• Slate announced its uber-cheap EV pick-up just two weeks ago.
  • In that time, it racked up 100,000 reservations, the company announced.
  • The tiny modular pickup is a bare-bones option for folks who want an affordable EV where even speakers are optional.

If you’ve been dreaming of an EV that costs less than the average family’s income, Slate’s got you covered for the low starting price of under $20,000 after federal incentives, assuming those are still around when it launches. That puts it within reach of far more buyers than expensive electric trucks like the Rivian R1T.

That price point has attracted buyers far and wide—100,000 of them, in fact. On Monday, Slate announced today that it had racked up a massive 100,000 reservations just two weeks after revealing its product for the first time.




Photo by: Slate

That’s not a typo. The previously unknown automaker, now backed by some serious Bezos bucks, is garnering some serious attention. Slate isn’t just an anagram for Tesla either. It’s a rehash of the same mission that Elon Musk & Co once had (the cheap EV) and is actually doing the damn thing.
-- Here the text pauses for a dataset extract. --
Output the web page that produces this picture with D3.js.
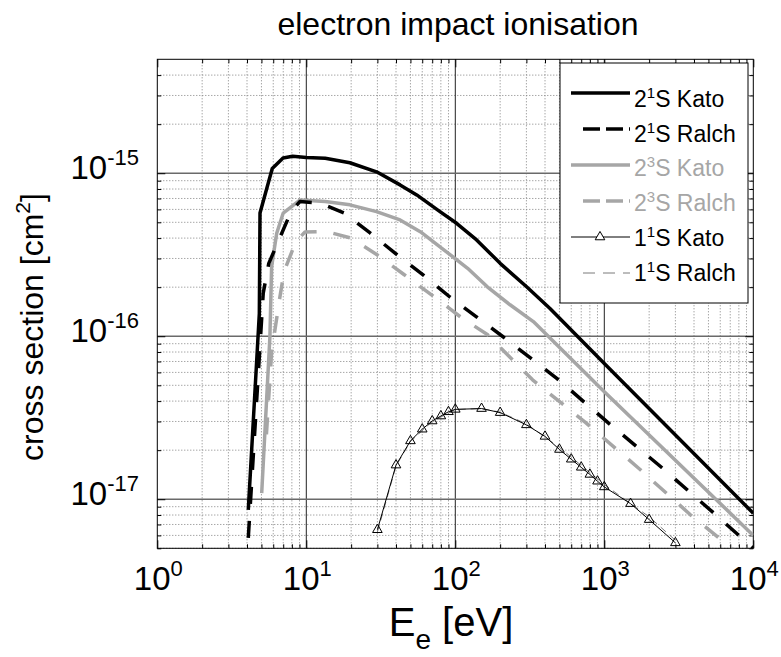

How, you ask? Well, just think of Slate like a modern Saturn. We’re talking plastic body panels, no fancy gigacasting to complicate engineering and a major focus on the no-frills/everything-is-optional approach. Yes, even the speakers. Some argue that cheapness ruins the value proposition of a cheap vehicle, while others applaud Slate for making a runabout EV for a modest price. Remember when we all cheered on Ford for doing the same thing at the same price with the base Maverick Hybrid? Its starting price has gone up almost 50% since launch, making the Slate truck simultaneously one of the cheapest pick-ups and electrified vehicles at the same time.

Slate’s reservation is a mere $50, meaning that the company has managed to get a free loan of about $5 million to finalize development and production of its tiny do-anything, be-anything truck.

It’s important to note that this deposit is refundable, meaning folks can ask for it back at any time and it doesn’t mean that it will translate into a sale. Hell, the Tesla Cybertruck was said to have more than two million reservations, and now the automaker is struggling to offload them even with cash on the frunk, so Slate still has an uphill battle to convert reservations into sales—but it at least has its claws in 100,000 potential buyers at this point.

Slate says that it intends to have an annual production capacity of around 150,000 vehicles by the end of 2027 at its factory in Indiana. It might be hard to wait that long, so maybe pop over to the configurator and build out your perfect cheap EV in the meantime.

I have to admit that as a homeowner who happens to have an overlapping love for both tiny kei trucks and EVs, the Slate truck definitely appeals to me. Its incentive-laden price of $20,000 is also nearly impulse-buy territory when put side-by-side with a number of other used pickups.

If Slate manages to pull this off without being the next Canoo, this should prove to be a wake-up call for Detroit. People want cheap cars, and they’re still willing to sacrifice comfort if the price reflects it. $20,000 seems to be the magic number to make at least for 100,000 people look north and say, “I want a cheap EV that doesn’t suck.” And that’s where Slate will find its win.